Nie potrzebujemy nowego
Decyzję o konieczności zmiany wozu bojowego wyjaśniał też Mirosław Winkler, prezes gogołowskiej jednostki. - Chcemy zmienić samochód, bo nie spełnia warunków technicznych: ma małą moc silnika, mały zbiornik wody, stara motopompa jest zawodna, w dodatku się zepsuła. Nowa kosztuje od 20 tys., do tego dochodzi przerobienie armatury wodnej - mówił. - Kabina kierowcy i dowódcy jest oddzielona od kabiny załogi, więc nie ma możliwości porozumiewania się. W dodatku kabina załogi jest nieogrzewana. Nasze wyjazdy nie są tak częste jak kiedyś. I właśnie jednym z powodów decyzji o zakupie używanego auta była liczba wyjazdów. Po co nam nowy samochód, który będzie stał w garażu i w rzeczywistości nie będzie aż tak wykorzystywany.
A może jeszcze dołożyć?
Radny Alojzy Wita proponował, by do zaplanowanych na wóz 85 tys. dołożyć strażakom jeszcze więcej. - Widzę te bolączki i potrzeby straży. Mamy XXI wiek, a te auta? Bez obrazy: pies buda ciągnie. Są, w miarę spełniają potrzeby, ale…Trzeba się zastanowić jakie auto kupić. Czy ma ono wytrzymać 3-4 lata, czy może dołożyć i kupić coś lepszego. Jeśli wydajemy te 80 tys. to od dodatkowych 20-30 tys. świat się nie zawali, a lepiej kupić w miarę dobrze wyposażony wóz, by służył 10 lat.
Strażackie przesiadki
Radny Marek Liśnikowski, prezes gminnej OSP oponował przeciwko nazywaniu strażackiej floty psią budą. - Bronię strażaków i nie powiem, że te samochody ciągną budę od psa. Nie są takie złe i tak źle doposażone. A dołożenie jeszcze 20 tys. zł nic nie da, bo w tym przedziale kwotowym mieści się ten sam rocznik wozów bojowych. Stwierdził też, że używane auto, które gogołowscy strażacy mają już na oku to dla nich rakieta. - Bo zawsze przesiadaliśmy się z konia na traktor, z traktora na żuka, z żuka na stara. Nas to zawsze zadowalało. I w tej chwili też nas to używane auto zadowala. Jak daj Boże przyjedziemy nim i stanie ono obok naszych starych samochodów strażackich, to zobaczycie różnicę.

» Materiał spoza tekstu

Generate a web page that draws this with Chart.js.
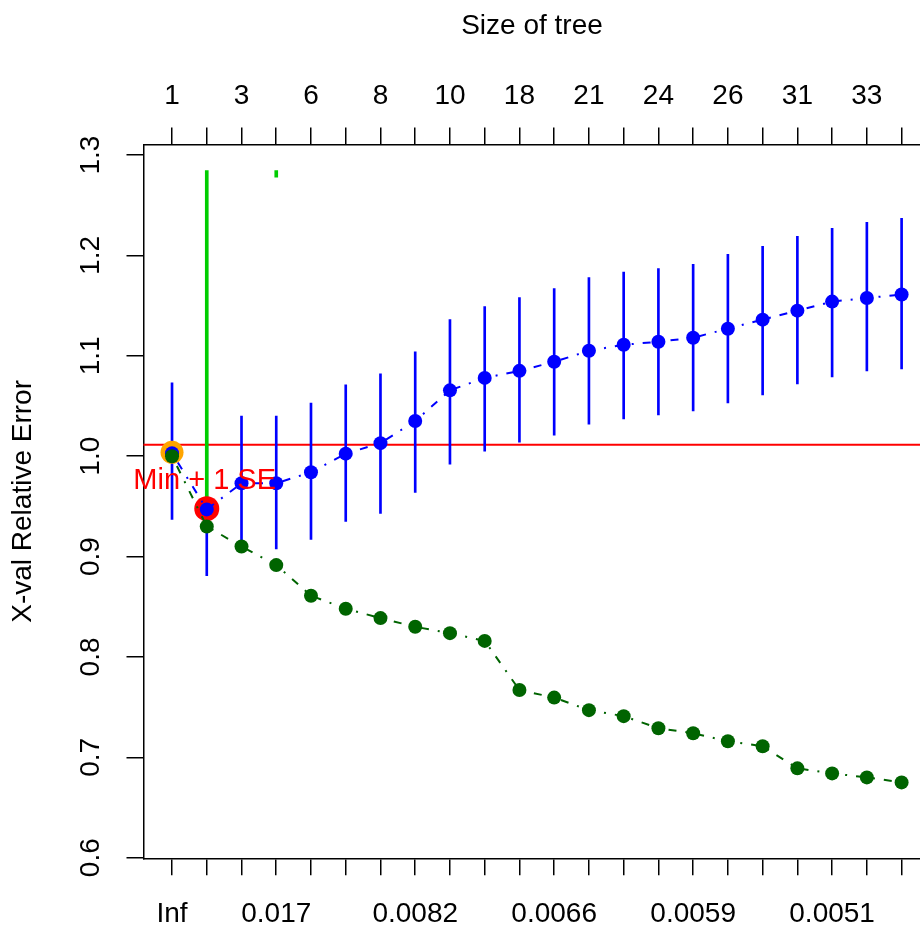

Ze strony radnego Piotra Kuczery padło pytanie skąd w gminnej kasie „nadrapano” 85 tys. na wóz strażacki. Skarbnik Małgorzata Gąsior tłumaczyła, że zwiększono deficyt budżetowy.
Co ze starym autem?
Strażacy z Gogołowej szukają już dla siebie auta. Dodatkowym utrudnieniem jest fakt, że samochód musi być kupiony na wymiar, by gabarytowo zmieścił się w remizie. Jeden wóz już odpadł, bo okazało się, że miał wadę. Sprawdzają więc dwa kolejne. Samochód prawdopodobnie zostanie sprowadzony zza granicy.
A stary? Albo zostanie sprzedany, przekazany jednej z partnerskich gmin Mszany, albo wyzłomowany.